Les pièces sont en place, les rôles définis, nous passons à une phase concrète où le livre prend corps. Sans attendre le bouclage de tous les entretiens, Pierre Lallemand crée les premières sculptures. Avec la complicité d’un photographe, le graphiste gère les images. De mon côté, je détermine quatre niveaux de lectures du texte, par ordre d’importance du propos. Encore une démarche subjective. Transposé mot à mot du parlé, le texte écrit est redondant, lourd et pénible à lire. A moi dès lors de le découper… sans en changer un mot ! C’est pourquoi le quatrième niveau de lecture, constitué des parties de phrases « encombrantes », adopte une taille de police de caractère à la limite du lisible. Les trois autres niveaux suivent la même logique, par ordre de « présence » sur la page. Mais les entretiens, naturellement agencés par interlocuteur, semblent alors perdre en consistance. Par cette mise en page, nous avons gagné en logique artistique au détriment du contenu. Un autre travail sur le texte est nécessaire. Le restructurer en sujets. Après de multiples lectures croisées, nous dégageons 8 sujets qui constituent autant de chapitres. Nous y sommes, la matière est solide. Reste l’assemblage.

Tchatche urbaine

On choisit une couverture au fond crème, sobre ; une sorte de couvercle discret recouvrant un bouillon de culture. En plein centre de la couverture carrée est percé un petit trou. On y voit le rouge flamboyant de la page de garde. Ce trou de 0,7 centimètres de diamètre évoque un puits rempli de matière en fusion. Et ce puits se situe pile entre le nom de Pierre Lallemand, à gauche, et celui des 17 interlocuteurs. Si on ouvre le livre, on plonge dans le magma créatif né de toutes ces rencontres.

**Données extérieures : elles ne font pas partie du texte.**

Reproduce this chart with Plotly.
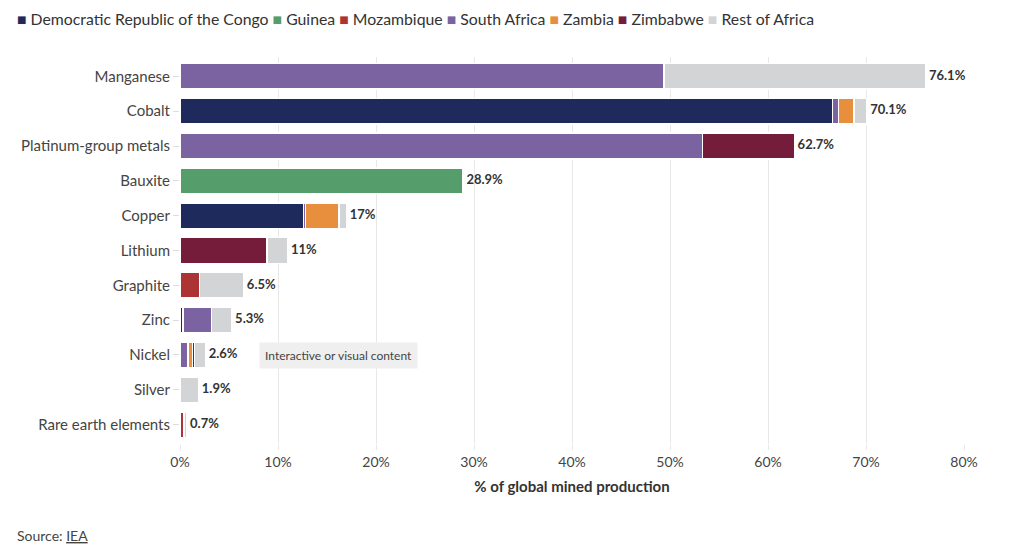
import plotly.graph_objects as go

minerals = ["Manganese", "Cobalt", "Platinum-group metals", "Bauxite", "Copper", "Lithium",
            "Graphite", "Zinc", "Nickel", "Silver", "Rare earth elements"]

drc          = [0,    66.6, 0,    0,    12.6, 0,   0,   0.3, 0,   0,   0]
guinea       = [0,    0,    0,    28.9, 0,    0,   0,   0,   0,   0,   0]
mozambique   = [0,    0,    0,    0,    0,    0,   2.0, 0,   0,   0,   0.4]
south_africa = [49.4, 0.6,  53.3, 0,    0.2,  0,   0,   2.9, 0.8, 0,   0]
zambia       = [0,    1.6,  0,    0,    3.4,  0,   0,   0,   0.5, 0,   0]
zimbabwe     = [0,    0,    9.4,  0,    0,    8.9, 0,   0,   0.2, 0,   0]
rest         = [26.7, 1.3,  0,    0,    0.8,  2.1, 4.5, 2.1, 1.1, 1.9, 0.3]

totals = [76.1, 70.1, 62.7, 28.9, 17, 11, 6.5, 5.3, 2.6, 1.9, 0.7]
total_labels = ["76.1%", "70.1%", "62.7%", "28.9%", "17%", "11%", "6.5%", "5.3%", "2.6%", "1.9%", "0.7%"]

x_ticks = [0, 10, 20, 30, 40, 50, 60, 70, 80]

series = [
    ("Democratic Republic of the Congo", drc, "#1d2a5b"),
    ("Guinea", guinea, "#559e6b"),
    ("Mozambique", mozambique, "#ac3434"),
    ("South Africa", south_africa, "#7a63a0"),
    ("Zambia", zambia, "#e88f3e"),
    ("Zimbabwe", zimbabwe, "#751c3b"),
    ("Rest of Africa", rest, "#d3d4d6"),
]

FONT = "Lato"
fig = go.Figure()
for name, vals, col in series:
    fig.add_trace(go.Bar(
        name=name, y=minerals, x=vals, orientation="h", showlegend=False,
        marker=dict(color=col, line=dict(color="white", width=1.5)),
        hovertemplate="%{y}: %{x}%<extra>" + name + "</extra>",
    ))

fig.add_trace(go.Scatter(
    x=totals, y=minerals, mode="text", text=[" " + t for t in total_labels],
    textposition="middle right",
    textfont=dict(family=FONT, size=13, color="#333333", weight="bold"),
    showlegend=False, hoverinfo="skip", cliponaxis=False,
))

legend_text = " ".join(
    f"<span style='color:{col}'>■</span> {name}" for name, _, col in series
)

PH = 387  # plot height in px
fig.update_layout(
    barmode="stack",
    bargap=0.26,
    width=1016, height=544,
    margin=dict(l=172, r=60, t=49, b=108, autoexpand=False),
    plot_bgcolor="white", paper_bgcolor="white",
    font=dict(family=FONT, size=14, color="#444444"),
    showlegend=False,
    xaxis=dict(range=[0, 80], tickvals=x_ticks, ticktext=[f"{t}%" for t in x_ticks],
               showgrid=True, gridcolor="#e8e8e8", gridwidth=1, zeroline=False,
               ticks="outside", ticklen=5, tickcolor="#e8e8e8", automargin=False,
               title=dict(text="<b>% of global mined production</b>", standoff=12,
                          font=dict(family=FONT, size=15, color="#333333")),
               tickfont=dict(family=FONT, size=14, color="#444444")),
    yaxis=dict(autorange="reversed", showgrid=False, ticks="outside", ticklen=6,
               tickcolor="#dddddd", automargin=False,
               tickfont=dict(family=FONT, size=15, color="#444444")),
    annotations=[
        dict(text=legend_text, xref="paper", yref="paper", x=-165/784, y=(444-18)/PH,
             xanchor="left", yanchor="middle", showarrow=False,
             font=dict(family=FONT, size=15.8, color="#333333")),
        dict(text="Source: <u>IEA</u>", xref="paper", yref="paper", x=-165/784, y=-(535-444)/PH,
             xanchor="left", yanchor="middle", showarrow=False,
             font=dict(family=FONT, size=14, color="#444444")),
        dict(text="Interactive or visual content", xref="paper", yref="paper",
             x=79/784, y=(444-355)/PH, xanchor="left", yanchor="middle",
             showarrow=False, bgcolor="#efefef", borderpad=5,
             font=dict(family=FONT, size=12, color="#444444")),
    ],
)

fig.write_html("out.html")
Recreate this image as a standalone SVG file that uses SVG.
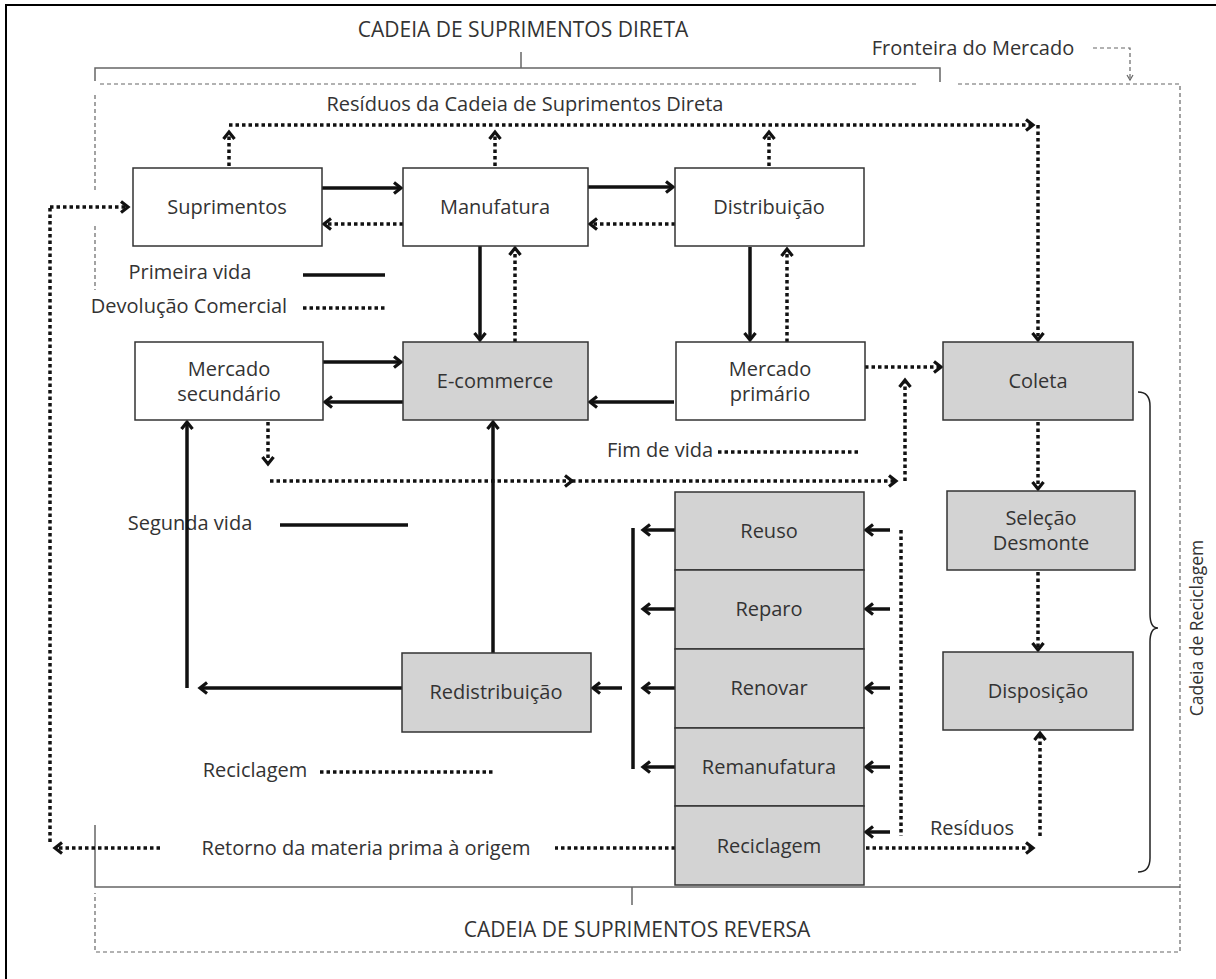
<svg xmlns="http://www.w3.org/2000/svg" width="1216" height="979" viewBox="0 0 1216 979">
<defs>
<style>
text{font-family:"Open Sans","Liberation Sans",sans-serif;font-size:20px;fill:#333;text-anchor:middle}
.box{fill:#fff;stroke:#333;stroke-width:1.5}
.g{fill:#d3d3d3}
.s{fill:none;stroke:#111;stroke-width:3.5}
.d{fill:none;stroke:#111;stroke-width:3.5;stroke-dasharray:3.5 3}
.b{fill:none;stroke:#666;stroke-width:1.5}
.bd{fill:none;stroke:#666;stroke-width:1.2;stroke-dasharray:4 3}
</style>
<marker id="ah" viewBox="0 0 12 14" markerUnits="userSpaceOnUse" markerWidth="12" markerHeight="14" refX="9" refY="7" orient="auto">
<path d="M2,1.5 L9,7 L2,12.5" fill="none" stroke="#111" stroke-width="3.2" stroke-dasharray="none"/>
</marker>
<marker id="sa" viewBox="0 0 8 8" markerUnits="userSpaceOnUse" markerWidth="8" markerHeight="8" refX="6" refY="4" orient="auto">
<path d="M1,1 L6,4 L1,7" fill="none" stroke="#666" stroke-width="1.2"/>
</marker>
</defs>
<rect width="1216" height="979" fill="#fff"/>
<path d="M6,979 V5 H1216" fill="none" stroke="#000" stroke-width="2"/>

<g id="boundaries">
<text x="523" y="37" style="font-size:21px">CADEIA DE SUPRIMENTOS DIRETA</text>
<path class="b" d="M95,81 V68 H940 V82"/>
<path class="b" d="M521,52 V68"/>
<text x="973" y="55">Fronteira do  Mercado</text>
<path class="bd" d="M1093,48 H1130 V80" marker-end="url(#sa)"/>
<path class="bd" d="M100,84 H918"/>
<path class="bd" d="M958,84 H1180 V952 H95 V893"/>
<path class="bd" d="M95,95 V190 M95,226 V290"/>
<path class="b" d="M95,825 V887 H1180"/>
<path class="b" d="M632,887 V905"/>
<text x="637" y="937" style="font-size:21px">CADEIA DE SUPRIMENTOS REVERSA</text>
<path d="M1138,392 Q1150,392 1150,406 V614 Q1150,628 1158,628 Q1150,628 1150,642 V858 Q1150,872 1138,872" fill="none" stroke="#222" stroke-width="1.5"/>
<text x="0" y="0" transform="translate(1203,628) rotate(-90)" style="font-size:17.5px">Cadeia de Reciclagem</text>
</g>

<g id="labels">
<text x="525" y="111">Resíduos da Cadeia de Suprimentos Direta</text>
<text x="190" y="279">Primeira vida</text>
<text x="189" y="313">Devolução Comercial</text>
<text x="190" y="530">Segunda vida</text>
<text x="660" y="457">Fim de vida</text>
<text x="255" y="777">Reciclagem</text>
<text x="366" y="855">Retorno da materia prima à origem</text>
<text x="972" y="835">Resíduos</text>
</g>

<g id="connectors">
<path class="s" d="M303,275 H385"/>
<path class="s" d="M280,525 H408"/>
<path class="d" d="M303,308 H385"/>
<path class="d" d="M718,452 H858"/>
<path class="d" d="M320,772 H495"/>

<path class="s" d="M322,188 H401" marker-end="url(#ah)"/>
<path class="s" d="M588,187 H673" marker-end="url(#ah)"/>
<path class="s" d="M480,246 V340" marker-end="url(#ah)"/>
<path class="s" d="M750,247 V340" marker-end="url(#ah)"/>
<path class="s" d="M323,362 H401" marker-end="url(#ah)"/>
<path class="s" d="M403,402 H325" marker-end="url(#ah)"/>
<path class="s" d="M674,402 H590" marker-end="url(#ah)"/>
<path class="s" d="M493,653 V422" marker-end="url(#ah)"/>
<path class="s" d="M187,688 V422" marker-end="url(#ah)"/>
<path class="s" d="M402,688 H200" marker-end="url(#ah)"/>
<path class="s" d="M633,528 V769"/>
<path class="s" d="M675,530 H643" marker-end="url(#ah)"/>
<path class="s" d="M675,609 H643" marker-end="url(#ah)"/>
<path class="s" d="M675,688 H643" marker-end="url(#ah)"/>
<path class="s" d="M675,767 H643" marker-end="url(#ah)"/>
<path class="s" d="M622,688 H593" marker-end="url(#ah)"/>
<path class="s" d="M890,530 H866" marker-end="url(#ah)"/>
<path class="s" d="M890,609 H866" marker-end="url(#ah)"/>
<path class="s" d="M890,688 H866" marker-end="url(#ah)"/>
<path class="s" d="M890,767 H866" marker-end="url(#ah)"/>
<path class="s" d="M890,832 H866" marker-end="url(#ah)"/>

<path class="d" d="M229,166 V132" marker-end="url(#ah)"/>
<path class="d" d="M495,166 V132" marker-end="url(#ah)"/>
<path class="d" d="M769,166 V132" marker-end="url(#ah)"/>
<path class="d" d="M229,125 H1033" marker-end="url(#ah)"/>
<path class="d" d="M1038,125 V340" marker-end="url(#ah)"/>
<path class="d" d="M403,224 H324" marker-end="url(#ah)"/>
<path class="d" d="M675,224 H590" marker-end="url(#ah)"/>
<path class="d" d="M515,342 V248" marker-end="url(#ah)"/>
<path class="d" d="M787,342 V249" marker-end="url(#ah)"/>
<path class="d" d="M865,367 H941" marker-end="url(#ah)"/>
<path class="d" d="M268,422 V464" marker-end="url(#ah)"/>
<path class="d" d="M270,481 H572" marker-end="url(#ah)"/>
<path class="d" d="M572,481 H896" marker-end="url(#ah)"/>
<path class="d" d="M905,481 V380" marker-end="url(#ah)"/>
<path class="d" d="M1038,422 V489" marker-end="url(#ah)"/>
<path class="d" d="M1038,572 V650" marker-end="url(#ah)"/>
<path class="d" d="M901,530 V836"/>
<path class="d" d="M866,848 H1033" marker-end="url(#ah)"/>
<path class="d" d="M1040,836 V733" marker-end="url(#ah)"/>
<path class="d" d="M675,848 H555"/>
<path class="d" d="M160,848 H55" marker-end="url(#ah)"/>
<path class="d" d="M50,842 V207"/>
<path class="d" d="M50,207 H128" marker-end="url(#ah)"/>
</g>

<g id="suprimentos"><rect class="box" x="133" y="168" width="189" height="78"/><text x="227" y="214">Suprimentos</text></g>
<g id="manufatura"><rect class="box" x="403" y="168" width="185" height="78"/><text x="495" y="214">Manufatura</text></g>
<g id="distribuicao"><rect class="box" x="675" y="168" width="189" height="78"/><text x="769" y="214">Distribuição</text></g>
<g id="mercado-secundario"><rect class="box" x="135" y="342" width="188" height="78"/><text x="229" y="376">Mercado</text><text x="229" y="401">secundário</text></g>
<g id="ecommerce"><rect class="box g" x="403" y="342" width="185" height="78"/><text x="495" y="388">E-commerce</text></g>
<g id="mercado-primario"><rect class="box" x="676" y="342" width="189" height="78"/><text x="770" y="376">Mercado</text><text x="770" y="401">primário</text></g>
<g id="coleta"><rect class="box g" x="943" y="342" width="190" height="78"/><text x="1038" y="388">Coleta</text></g>
<g id="selecao"><rect class="box g" x="947" y="491" width="188" height="79"/><text x="1041" y="525">Seleção</text><text x="1041" y="550">Desmonte</text></g>
<g id="disposicao"><rect class="box g" x="943" y="652" width="190" height="78"/><text x="1038" y="698">Disposição</text></g>
<g id="redistribuicao"><rect class="box g" x="402" y="653" width="189" height="79"/><text x="496" y="699">Redistribuição</text></g>
<g id="reuso"><rect class="box g" x="675" y="492" width="189" height="78"/><text x="769" y="538">Reuso</text></g>
<g id="reparo"><rect class="box g" x="675" y="570" width="189" height="79"/><text x="769" y="616">Reparo</text></g>
<g id="renovar"><rect class="box g" x="675" y="649" width="189" height="79"/><text x="769" y="695">Renovar</text></g>
<g id="remanufatura"><rect class="box g" x="675" y="728" width="189" height="78"/><text x="769" y="774">Remanufatura</text></g>
<g id="reciclagem"><rect class="box g" x="675" y="806" width="189" height="79"/><text x="769" y="853">Reciclagem</text></g>
</svg>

Compte tenu de nos recherches et décisions, l’intérieur va de soi. 8 chapitres et leur texte à plusieurs niveaux. 17 pleines pages avec gros plans des « invités », chacune illustrée par une phrase-clé de la personne en question. Les sculptures de Pierre Lallemand, imbriquées dans le livre comme si elles y étaient nées. Au final un objet non conventionnel, une expérience artistique et éditoriale, menée (malgré quelques doutes) dans la bonne humeur et animée d’un esprit bon enfant.